Having technical expertise isn’t enough anymore, if it ever was, because clients take your technical expertise as a given.
You have implemented all the systems you advise clients on but there’s something missing, you are not achieving the results you know you could and should be achieving.
The bottom line being…. could be better!
If you are different from other firms, what makes you different, in the eyes of the people that matter, your clients?
Here’s a test on differentiation
1) Have a look at the websites of your closest competitors or get some of their marketing material
2) When you or your people are talking to a potential client, what are you saying about you, that your closest competitors couldn’t say about themselves?
All this is really frustrating for you because you are different. Get in touch, we can help you figure out what the difference is and how to communicate it effectively.
This model may help to explain what’s going on with business under-achievement.
What this model is designed to show is that most accountants have a ‘technical’ or a ‘task’ mind-set. It goes with the territory. Without it you probably wouldn’t be an accountant. And it serves you well early in your career when being technically proficient is how you demonstrate value.
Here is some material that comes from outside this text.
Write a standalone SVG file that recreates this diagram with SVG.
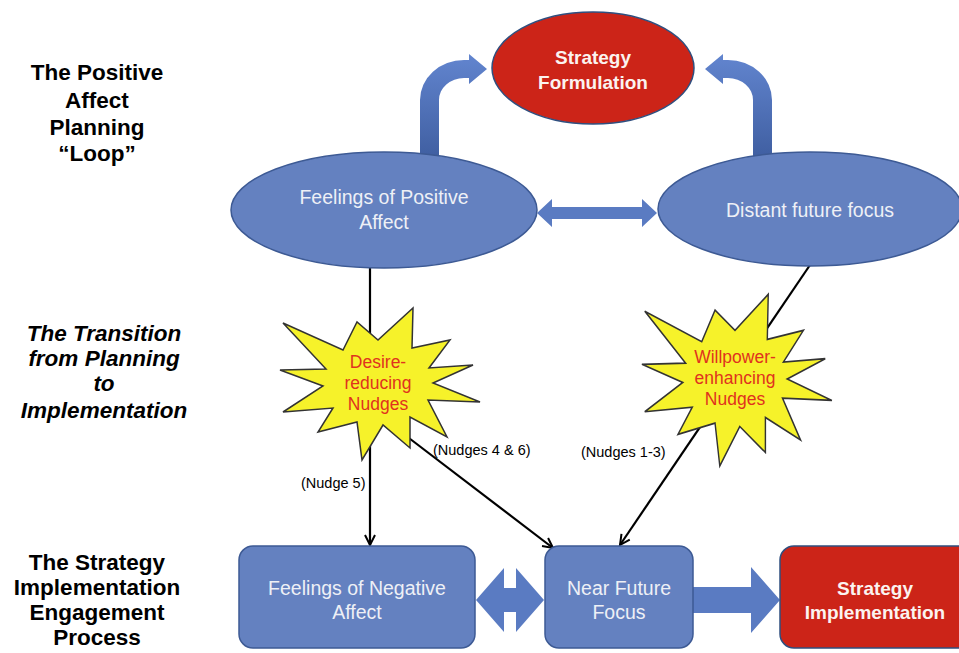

However, over time this changes. As you progress through team leader, manager, account manager and so on, it’s the People side of things that become more and more important:
Internally: how you lead, manage, motivate, develop and sometimes have difficult conversations with the people and talent you are responsible for
Externally: how you initiate, develop and maintain relationships with clients and intermediaries
By the time you reach Partner level the balance has, or should have, changed totally to ‘Small T’ and ‘Big P’
Most professional people understand this from an intellectual perspective but…
How much time and resource has been invested into making you a technically good accountant?
How much time and resource has been invested into making you a good leader, good manager or good client relationship manager?